Qual è “il fascino della Sin­done”?
«Nel ’78, durante l’ostensione, un neolaureato Franco Garelli (sociologo, ndr) propose un questionario alla gente che andava a vederla. Ne emerse che c’era chi vi andava per curiosità, chi per pellegrinaggio, ma lì davanti il tema dell’autenticità veniva meno. Ognuno ha la sua Sindone, dice il professor Balossino. Esistono tre posizioni. La prima sostiene che non sia autentica, e quindi bisogna toglierla. Si mette in prima fila il tema della reliquia, non la ricerca per capire l’origine della Sindone. La seconda è quella degli “autenticisti a oltranza”, come diceva monsignor Ghiberti: è sicuramente autentica, se la chiesa non ha il coraggio di affermarlo tanto vale la ritiri. Si giunge dunque alla stessa conclusione. La terza: indipendentemente dall’origine e dall’autenticità la Sindone porta con sè un messaggio. La venerazione che si dà all’oggetto non va all’oggetto in sè, ma a ciò che rappresenta. È un’immagine che rimanda alla passione di Cristo, che ha bisogno di essere guardata dall’uomo per esprimere il suo messaggio. Di fronte a quell’immagine di dolore il tema dell’autenticità diventa secondario per entrare in contatto con Cristo».

Ed esercita attrazione anche nei giovani?
«Sì. Nel 2000 vi fu l’anticipo dell’ostensione per i giovani (in coincidenza con l’anno giubilare e la Giornata mondiale della gioventù, ndr).
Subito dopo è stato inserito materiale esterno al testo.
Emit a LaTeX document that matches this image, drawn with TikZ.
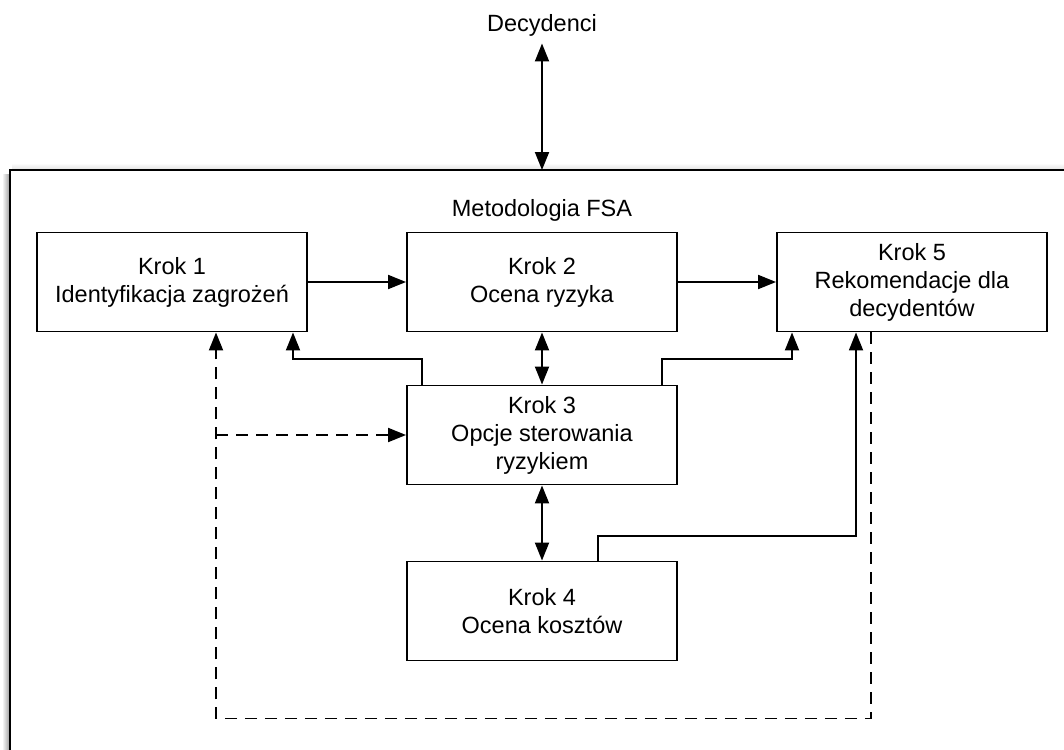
\documentclass[tikz,border=0pt]{standalone}
\usepackage{fontspec}
\setmainfont{Liberation Sans}
\usetikzlibrary{arrows.meta,positioning}

\begin{document}
\begin{tikzpicture}[x=1pt,y=-1pt,
        font=\fontsize{23.5}{28}\selectfont,
        krok/.style={rectangle,draw,line width=1.9pt,minimum width=270pt,
          minimum height=99pt,align=center,inner sep=0pt},
        arr/.style={line width=1.9pt,-{Triangle[length=18pt,width=14pt]}},
        twoarr/.style={line width=1.9pt,{Triangle[length=18pt,width=14pt]}-{Triangle[length=18pt,width=14pt]}},
        dasharr/.style={arr,dash pattern=on 12pt off 8pt}]

        \useasboundingbox (0,0) rectangle (1064,749);

        % outer frame with its shadow
        \fill[left color=white,right color=black!40] (2,174) rectangle (10,749);
        \fill[top color=white,bottom color=black!12] (12,163) rectangle (1064,170);
        \draw[line width=2.4pt] (10,170) rectangle (1080,770);
        \coordinate (fsa top) at (542,170);

        \node (dec) at (542,25) {Decydenci};
        \node (fsa) at (542,210) {Metodologia FSA};

        \node[krok] (k1) at (172,282) {Krok 1\\Identyfikacja zagrożeń};
        \node[krok] (k2) at (542,282) {Krok 2\\Ocena ryzyka};
        \node[krok] (k5) at (912,282) {Krok 5\\Rekomendacje dla\\decydentów};
        \node[krok] (k3) at (542,435) {Krok 3\\Opcje sterowania\\ryzykiem};
        \node[krok] (k4) at (542,611) {Krok 4\\Ocena kosztów};

        \draw[twoarr] ([yshift=-4pt]dec.south) -- (fsa top);
        \draw[arr] (k1) -- (k2);
        \draw[arr] (k2) -- (k5);
        \draw[twoarr] (k2) -- (k3);
        \draw[twoarr] (k3) -- (k4);

        \draw[arr] ([xshift=-120pt]k3.north) -- ++(0,-26) -| ([xshift=121pt]k1.south);
        \draw[arr] ([xshift=120pt]k3.north) -- ++(0,-26) -| ([xshift=-120pt]k5.south);
        \draw[arr] ([xshift=56pt]k4.north) -- ++(0,-25) -| ([xshift=-56pt]k5.south);

        % dashed feedback
        \draw[dasharr] ([xshift=-41pt]k5.south) -- ++(0,386) -| ([xshift=44pt]k1.south);
        \coordinate (jn) at (216,435);
        \draw[dasharr] (jn) -- (k3.west);
\end{tikzpicture}
\end{document}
I ragazzi vi vedevano un messaggio di redenzione, sofferenza, pace, e dopo essere passati davanti al lenzuolo si raccoglievano in fondo al Duomo per pregare. E ciò avvenne in tutte le ostensioni successive. Negli anni ’70 ci fu un’ostensione televisiva in bianco e nero. Poi venne il cardinal Anastasio Ballestero e si tornò all’ostensione “come un tempo”. Quell’evento (nel ’78) fu enorme, con 3 milioni di pellegrini con code fin in piazza San Carlo e 8 ore di attesa in quelli che per Torino erano gli anni di piombo».